Count every line below that contains "React", then state the total with no other output.

═════ DATASET CONTENT

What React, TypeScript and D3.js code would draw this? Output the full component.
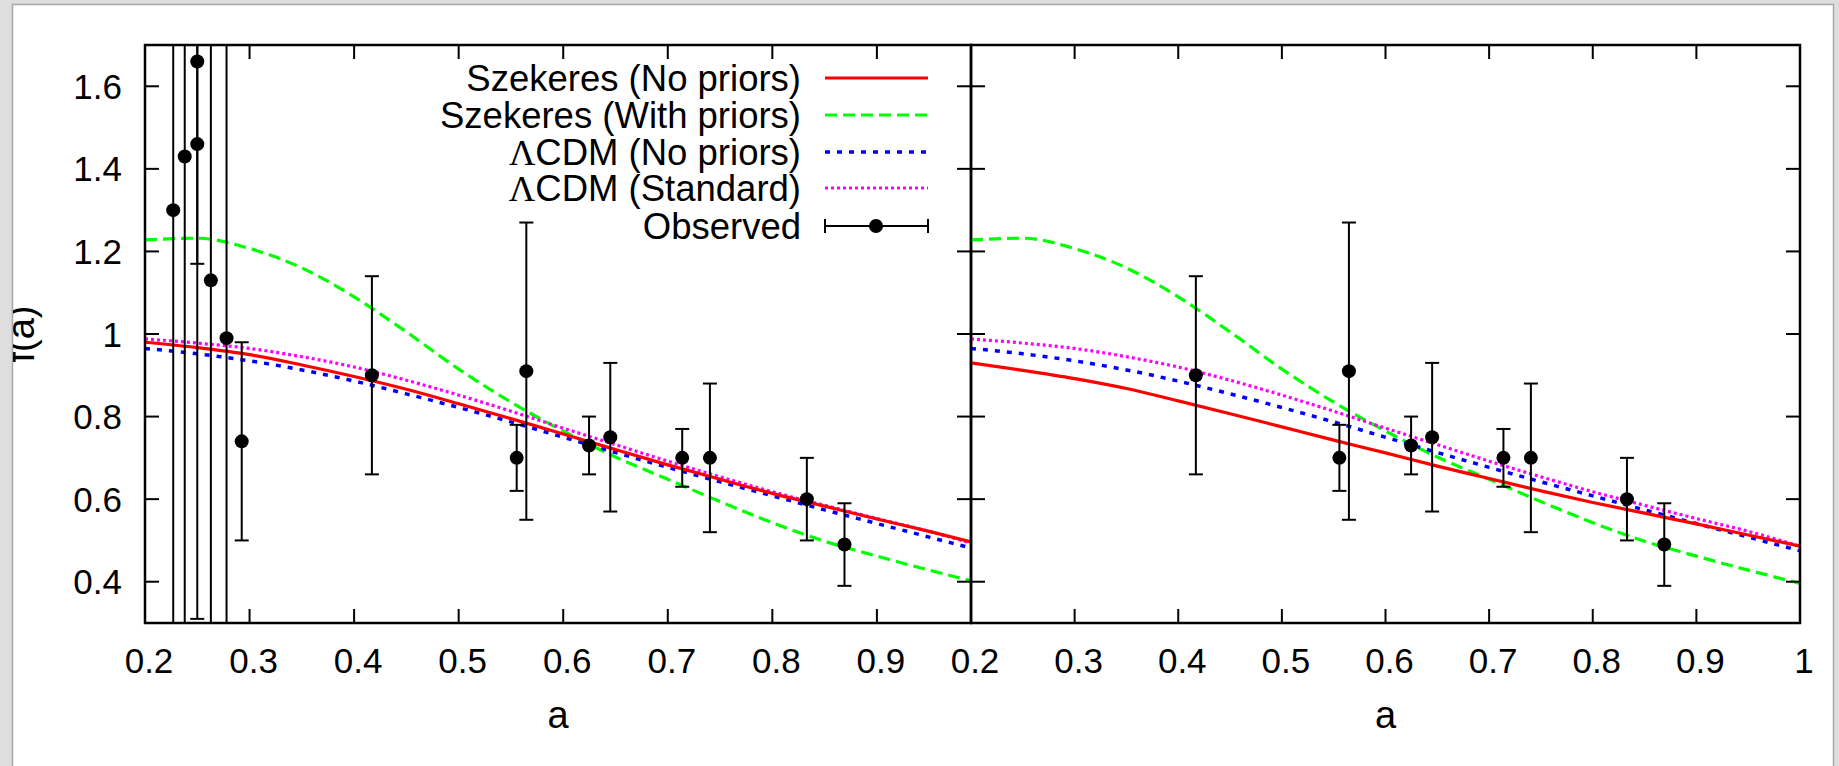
import React from "react";
import * as d3 from "d3";

// model curves on a common grid of a
const aGrid = [0.2, 0.25, 0.3, 0.35, 0.4, 0.45, 0.5, 0.55, 0.6, 0.65, 0.7, 0.75, 0.8, 0.85, 0.9, 0.95, 1.0];
const szekNoPriorsLeft = [0.98, 0.967, 0.95, 0.925, 0.897, 0.866, 0.831, 0.795, 0.758, 0.72, 0.683, 0.648, 0.614, 0.583, 0.552, 0.522, 0.49];
const szekNoPriorsRight = [0.93, 0.912, 0.892, 0.868, 0.838, 0.807, 0.775, 0.743, 0.712, 0.68, 0.65, 0.62, 0.592, 0.566, 0.54, 0.513, 0.486];
const szekWithPriors = [1.228, 1.232, 1.207, 1.16, 1.09, 1.005, 0.915, 0.835, 0.765, 0.702, 0.648, 0.594, 0.543, 0.498, 0.462, 0.428, 0.396];
const lcdmNoPriors = [0.965, 0.952, 0.935, 0.913, 0.886, 0.855, 0.822, 0.787, 0.75, 0.713, 0.677, 0.642, 0.608, 0.574, 0.541, 0.508, 0.475];
const lcdmStandard = [0.988, 0.978, 0.965, 0.945, 0.92, 0.888, 0.852, 0.813, 0.772, 0.732, 0.692, 0.654, 0.618, 0.585, 0.553, 0.522, 0.486];

// observed growth rate
const obsA = [0.227, 0.238, 0.25, 0.25, 0.263, 0.278, 0.2925, 0.417, 0.5555, 0.5647, 0.6247, 0.645, 0.7138, 0.7403, 0.833, 0.869];
const obsF = [1.3, 1.43, 1.66, 1.46, 1.13, 0.99, 0.74, 0.9, 0.7, 0.91, 0.73, 0.75, 0.7, 0.7, 0.6, 0.49];
const obsErr = [1.3, 1.3, 1.35, 0.29, 1.2, 1.0, 0.24, 0.24, 0.08, 0.36, 0.07, 0.18, 0.07, 0.18, 0.1, 0.1];
const rightPanelMinA = 0.4; // right panel only shows the low-z points

const yTicks = [0.4, 0.6, 0.8, 1, 1.2, 1.4, 1.6];
const xTicksLeft = [0.2, 0.3, 0.4, 0.5, 0.6, 0.7, 0.8, 0.9];
const xTicksRight = [0.2, 0.3, 0.4, 0.5, 0.6, 0.7, 0.8, 0.9, 1];

const legendItems = [
  { pre: "", label: "Szekeres (No priors)", color: "#ff0000", dash: "none", width: 3.2 },
  { pre: "", label: "Szekeres (With priors)", color: "#00ff00", dash: "12,6", width: 3.2 },
  { pre: "Λ", label: "CDM (No priors)", color: "#0000ff", dash: "5,7", width: 3.5 },
  { pre: "Λ", label: "CDM (Standard)", color: "#ff00ff", dash: "3,3", width: 3.2 },
];

const W = 1839;
const H = 766;
const top = 45;
const bottom = 623;
const font = "'Liberation Sans', Arial, Helvetica, sans-serif";

const y = d3.scaleLinear().domain([0.3, 1.7]).range([bottom, top]);
const xL = d3.scaleLinear().domain([0.2, 0.99]).range([145, 971]);
const xR = d3.scaleLinear().domain([0.2, 1.0]).range([971, 1800]);

const Panel = ({ x, id, red, right }) => {
  const [x0, x1] = x.range();
  const line = (vals) =>
    d3.line<number>().x((_, i) => x(aGrid[i])).y((v) => y(v)).curve(d3.curveMonotoneX)(vals);
  const idx = obsA.map((_, i) => i).filter((i) => !right || obsA[i] > rightPanelMinA);
  const ticksX = right ? xTicksRight : xTicksLeft;
  return (
    <g>
      <defs>
        <clipPath id={id}>
          <rect x={x0} y={top} width={x1 - x0} height={bottom - top} />
        </clipPath>
      </defs>
      <g clipPath={`url(#${id})`} fill="none">
        <path d={line(szekWithPriors)} stroke="#00ff00" strokeWidth={3.2} strokeDasharray="12,6" />
        <path d={line(lcdmStandard)} stroke="#ff00ff" strokeWidth={3.2} strokeDasharray="3,3" />
        <path d={line(lcdmNoPriors)} stroke="#0000ff" strokeWidth={3.5} strokeDasharray="5,7" />
        <path d={line(red)} stroke="#ff0000" strokeWidth={3.2} />
        {idx.map((i) => {
          const cx = x(obsA[i]);
          const lo = y(obsF[i] - obsErr[i]);
          const hi = y(obsF[i] + obsErr[i]);
          return (
            <g key={i} stroke="#000" strokeWidth={2}>
              <line x1={cx} x2={cx} y1={lo} y2={hi} />
              <line x1={cx - 7} x2={cx + 7} y1={lo} y2={lo} />
              <line x1={cx - 7} x2={cx + 7} y1={hi} y2={hi} />
              <circle cx={cx} cy={y(obsF[i])} r={7} fill="#000" stroke="none" />
            </g>
          );
        })}
      </g>
      <g stroke="#000" strokeWidth={2}>
        {yTicks.map((t) => (
          <g key={t}>
            <line x1={x0} x2={x0 + 14} y1={y(t)} y2={y(t)} />
            <line x1={x1} x2={x1 - 14} y1={y(t)} y2={y(t)} />
          </g>
        ))}
        {ticksX.slice(1, right ? -1 : undefined).map((t) => (
          <g key={t}>
            <line x1={x(t)} x2={x(t)} y1={bottom} y2={bottom - 14} />
            <line x1={x(t)} x2={x(t)} y1={top} y2={top + 14} />
          </g>
        ))}
      </g>
      <rect x={x0} y={top} width={x1 - x0} height={bottom - top} fill="none" stroke="#000" strokeWidth={2.5} />
      <g fontFamily={font} fontSize={35} textAnchor="middle">
        {ticksX.map((t) => (
          <text key={t} x={x(t) + 4} y={673}>
            {t}
          </text>
        ))}
        <text x={(x0 + x1) / 2} y={728} fontSize={38}>
          a
        </text>
      </g>
    </g>
  );
};

export default function App() {
  const legendRowY = [78, 115, 152, 188, 226];
  return (
    <svg width={W} height={H} style={{ position: "absolute", left: 0, top: 0, display: "block" }}>
      <defs>
        <clipPath id="page">
          <rect x={13} y={5} width={1820} height={H} />
        </clipPath>
      </defs>
      <rect width={W} height={H} fill="#dedede" />
      <rect x={12.5} y={4.5} width={1821} height={H + 10} fill="#fff" stroke="#a8a8a8" strokeWidth={1.5} />
      <g clipPath="url(#page)">
        <Panel x={xL} id="clipL" red={szekNoPriorsLeft} right={false} />
        <Panel x={xR} id="clipR" red={szekNoPriorsRight} right={true} />
        <g fontFamily={font} fontSize={35} textAnchor="end">
          {yTicks.map((t) => (
            <text key={t} x={122} y={y(t) + 12.5}>
              {t}
            </text>
          ))}
        </g>
        <text
          transform={`translate(34, ${(top + bottom) / 2}) rotate(-90)`}
          textAnchor="middle"
          fontFamily={font}
          fontSize={38}
        >
          f(a)
        </text>
        <g fontFamily={font} fontSize={36.5} textAnchor="end">
          {legendItems.map((d, i) => (
            <g key={d.label}>
              <text x={801} y={legendRowY[i] + 12.5}>
                {d.pre && <tspan fontFamily="'Liberation Serif', 'Times New Roman', serif">{d.pre}</tspan>}
                {d.label}
              </text>
              <line
                x1={825}
                x2={928}
                y1={legendRowY[i]}
                y2={legendRowY[i]}
                stroke={d.color}
                strokeWidth={d.width}
                strokeDasharray={d.dash}
              />
            </g>
          ))}
          <text x={801} y={legendRowY[4] + 12.5}>
            Observed
          </text>
          <g stroke="#000" strokeWidth={2}>
            <line x1={825} x2={928} y1={legendRowY[4]} y2={legendRowY[4]} />
            <line x1={825} x2={825} y1={legendRowY[4] - 7} y2={legendRowY[4] + 7} />
            <line x1={928} x2={928} y1={legendRowY[4] - 7} y2={legendRowY[4] + 7} />
            <circle cx={876} cy={legendRowY[4]} r={7} fill="#000" stroke="none" />
          </g>
        </g>
      </g>
    </svg>
  );
}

══════════

- EXERCISE ANSWER:
2